Problem to solve: Copy exactly, and only, the lines below from the first through the one containing "Chart.register(...registerables);", both included; pictures are omitted.

>>>

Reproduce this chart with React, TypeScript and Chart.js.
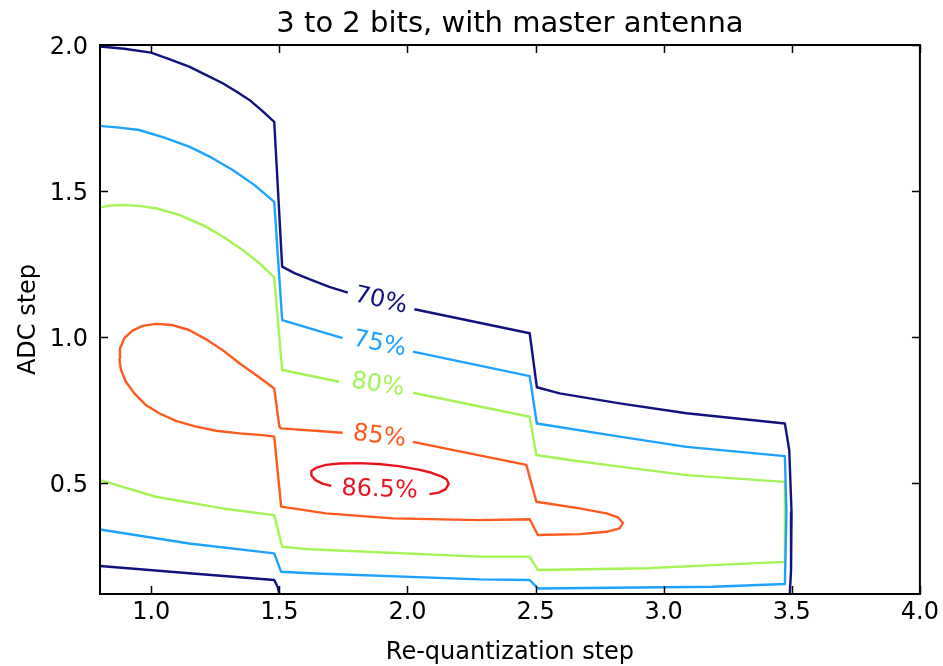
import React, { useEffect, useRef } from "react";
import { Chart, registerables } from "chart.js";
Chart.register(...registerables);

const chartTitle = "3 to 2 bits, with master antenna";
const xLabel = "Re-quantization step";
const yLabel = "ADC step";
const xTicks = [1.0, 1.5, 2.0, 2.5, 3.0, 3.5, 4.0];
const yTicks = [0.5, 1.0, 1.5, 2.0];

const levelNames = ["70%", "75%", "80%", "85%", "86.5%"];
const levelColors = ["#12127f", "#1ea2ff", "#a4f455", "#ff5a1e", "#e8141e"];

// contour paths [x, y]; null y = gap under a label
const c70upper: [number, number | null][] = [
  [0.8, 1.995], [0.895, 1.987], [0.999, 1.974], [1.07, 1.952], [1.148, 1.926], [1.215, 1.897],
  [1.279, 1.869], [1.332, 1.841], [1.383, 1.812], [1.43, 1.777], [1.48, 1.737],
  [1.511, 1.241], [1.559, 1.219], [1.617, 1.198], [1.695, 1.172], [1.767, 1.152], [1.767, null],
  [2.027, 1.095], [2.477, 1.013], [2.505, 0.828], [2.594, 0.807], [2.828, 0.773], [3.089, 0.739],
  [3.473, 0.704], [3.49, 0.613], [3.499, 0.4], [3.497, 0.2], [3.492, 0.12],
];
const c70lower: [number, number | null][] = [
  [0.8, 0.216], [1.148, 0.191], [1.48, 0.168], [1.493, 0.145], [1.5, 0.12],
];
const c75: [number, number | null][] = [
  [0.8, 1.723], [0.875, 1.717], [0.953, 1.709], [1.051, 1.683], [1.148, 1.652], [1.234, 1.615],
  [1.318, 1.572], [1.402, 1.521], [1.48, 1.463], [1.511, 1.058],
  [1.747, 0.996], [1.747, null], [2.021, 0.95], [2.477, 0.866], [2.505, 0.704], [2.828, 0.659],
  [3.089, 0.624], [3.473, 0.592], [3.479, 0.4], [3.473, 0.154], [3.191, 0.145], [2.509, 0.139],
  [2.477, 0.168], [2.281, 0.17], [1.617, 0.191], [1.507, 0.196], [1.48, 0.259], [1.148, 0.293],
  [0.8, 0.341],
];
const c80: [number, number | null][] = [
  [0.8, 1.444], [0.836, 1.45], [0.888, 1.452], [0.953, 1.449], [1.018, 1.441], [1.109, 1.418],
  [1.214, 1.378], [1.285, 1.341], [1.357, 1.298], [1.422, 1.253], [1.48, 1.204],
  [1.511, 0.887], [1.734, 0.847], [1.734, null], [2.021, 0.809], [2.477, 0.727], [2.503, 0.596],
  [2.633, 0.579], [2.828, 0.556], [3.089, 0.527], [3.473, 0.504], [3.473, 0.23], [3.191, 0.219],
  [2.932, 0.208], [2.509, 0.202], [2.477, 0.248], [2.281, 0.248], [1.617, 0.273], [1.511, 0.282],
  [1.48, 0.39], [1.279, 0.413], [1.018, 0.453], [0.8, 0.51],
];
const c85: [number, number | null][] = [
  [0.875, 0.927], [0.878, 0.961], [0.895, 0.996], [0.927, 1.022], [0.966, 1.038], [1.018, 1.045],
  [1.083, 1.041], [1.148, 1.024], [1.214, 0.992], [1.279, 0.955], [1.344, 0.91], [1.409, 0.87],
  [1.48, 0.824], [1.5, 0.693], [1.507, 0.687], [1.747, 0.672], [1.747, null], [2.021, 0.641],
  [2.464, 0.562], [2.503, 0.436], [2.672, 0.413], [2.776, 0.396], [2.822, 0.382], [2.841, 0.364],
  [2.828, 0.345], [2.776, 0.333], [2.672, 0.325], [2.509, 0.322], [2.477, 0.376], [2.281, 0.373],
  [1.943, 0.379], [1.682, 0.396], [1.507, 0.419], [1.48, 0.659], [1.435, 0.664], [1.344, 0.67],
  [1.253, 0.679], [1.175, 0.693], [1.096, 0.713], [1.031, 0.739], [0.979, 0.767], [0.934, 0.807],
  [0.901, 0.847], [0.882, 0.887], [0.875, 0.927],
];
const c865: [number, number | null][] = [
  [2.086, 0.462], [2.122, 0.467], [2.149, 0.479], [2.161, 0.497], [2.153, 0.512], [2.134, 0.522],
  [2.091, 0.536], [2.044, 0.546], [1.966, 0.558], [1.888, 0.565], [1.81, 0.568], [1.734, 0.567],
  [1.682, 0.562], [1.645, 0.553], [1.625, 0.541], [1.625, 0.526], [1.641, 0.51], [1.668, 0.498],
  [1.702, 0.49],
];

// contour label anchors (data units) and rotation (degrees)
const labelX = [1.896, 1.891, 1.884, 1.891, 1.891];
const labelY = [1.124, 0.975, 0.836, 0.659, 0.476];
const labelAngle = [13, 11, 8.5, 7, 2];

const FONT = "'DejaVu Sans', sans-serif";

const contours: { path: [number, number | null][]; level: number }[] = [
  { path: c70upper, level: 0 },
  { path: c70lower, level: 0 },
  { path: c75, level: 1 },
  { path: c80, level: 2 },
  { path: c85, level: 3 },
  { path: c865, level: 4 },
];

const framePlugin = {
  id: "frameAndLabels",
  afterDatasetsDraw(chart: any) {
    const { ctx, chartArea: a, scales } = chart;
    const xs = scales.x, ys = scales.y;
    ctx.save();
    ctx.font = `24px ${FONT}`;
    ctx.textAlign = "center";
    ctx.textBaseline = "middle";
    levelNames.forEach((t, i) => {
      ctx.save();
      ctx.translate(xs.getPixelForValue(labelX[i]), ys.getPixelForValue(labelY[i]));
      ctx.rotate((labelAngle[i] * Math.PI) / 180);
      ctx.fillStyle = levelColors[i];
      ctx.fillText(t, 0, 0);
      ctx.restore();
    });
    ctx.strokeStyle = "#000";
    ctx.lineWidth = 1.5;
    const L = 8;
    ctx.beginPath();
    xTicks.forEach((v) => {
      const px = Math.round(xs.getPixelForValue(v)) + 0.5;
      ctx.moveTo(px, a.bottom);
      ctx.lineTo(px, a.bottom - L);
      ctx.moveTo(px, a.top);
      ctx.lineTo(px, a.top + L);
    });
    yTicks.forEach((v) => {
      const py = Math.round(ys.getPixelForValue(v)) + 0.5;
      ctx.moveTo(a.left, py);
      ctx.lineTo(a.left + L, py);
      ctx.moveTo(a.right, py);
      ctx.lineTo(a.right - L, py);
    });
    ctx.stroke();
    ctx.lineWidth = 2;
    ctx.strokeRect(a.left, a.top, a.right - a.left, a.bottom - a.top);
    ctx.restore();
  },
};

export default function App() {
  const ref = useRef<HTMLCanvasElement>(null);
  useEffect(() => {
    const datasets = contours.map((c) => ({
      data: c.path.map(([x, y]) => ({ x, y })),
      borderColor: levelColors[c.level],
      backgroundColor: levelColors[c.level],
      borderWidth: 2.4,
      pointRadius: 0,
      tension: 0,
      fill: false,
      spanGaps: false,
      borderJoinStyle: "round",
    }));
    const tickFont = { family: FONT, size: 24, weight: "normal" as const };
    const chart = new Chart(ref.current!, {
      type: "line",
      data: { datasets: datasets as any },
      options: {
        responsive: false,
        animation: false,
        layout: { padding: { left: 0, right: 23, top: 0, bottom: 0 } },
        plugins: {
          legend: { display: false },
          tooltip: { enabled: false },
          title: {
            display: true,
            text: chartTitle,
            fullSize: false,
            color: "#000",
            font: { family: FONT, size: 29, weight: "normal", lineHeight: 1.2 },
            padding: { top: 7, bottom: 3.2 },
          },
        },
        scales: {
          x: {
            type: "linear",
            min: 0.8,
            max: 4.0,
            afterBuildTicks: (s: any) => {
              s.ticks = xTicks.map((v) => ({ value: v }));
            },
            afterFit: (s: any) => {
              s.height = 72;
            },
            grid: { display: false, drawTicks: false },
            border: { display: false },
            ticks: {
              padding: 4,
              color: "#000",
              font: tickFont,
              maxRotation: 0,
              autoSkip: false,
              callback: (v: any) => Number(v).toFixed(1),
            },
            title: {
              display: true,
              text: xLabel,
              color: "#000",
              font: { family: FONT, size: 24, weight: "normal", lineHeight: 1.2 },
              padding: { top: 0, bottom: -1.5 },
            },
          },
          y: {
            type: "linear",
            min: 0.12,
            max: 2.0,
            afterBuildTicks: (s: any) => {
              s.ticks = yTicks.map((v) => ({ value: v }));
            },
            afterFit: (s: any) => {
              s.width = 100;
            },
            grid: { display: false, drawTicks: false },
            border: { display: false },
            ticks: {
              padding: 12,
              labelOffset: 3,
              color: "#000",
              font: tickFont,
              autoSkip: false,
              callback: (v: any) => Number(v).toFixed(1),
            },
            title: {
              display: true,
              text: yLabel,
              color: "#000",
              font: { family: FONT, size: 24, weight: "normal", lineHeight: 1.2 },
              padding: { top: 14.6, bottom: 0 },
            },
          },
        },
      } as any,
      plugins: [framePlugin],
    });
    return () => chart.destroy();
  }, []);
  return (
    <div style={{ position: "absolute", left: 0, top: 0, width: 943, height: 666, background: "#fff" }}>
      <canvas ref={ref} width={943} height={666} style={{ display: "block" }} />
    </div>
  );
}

<<<

The output:
Reproduce this chart with React, TypeScript and Chart.js.
import React, { useEffect, useRef } from "react";
import { Chart, registerables } from "chart.js";
Chart.register(...registerables);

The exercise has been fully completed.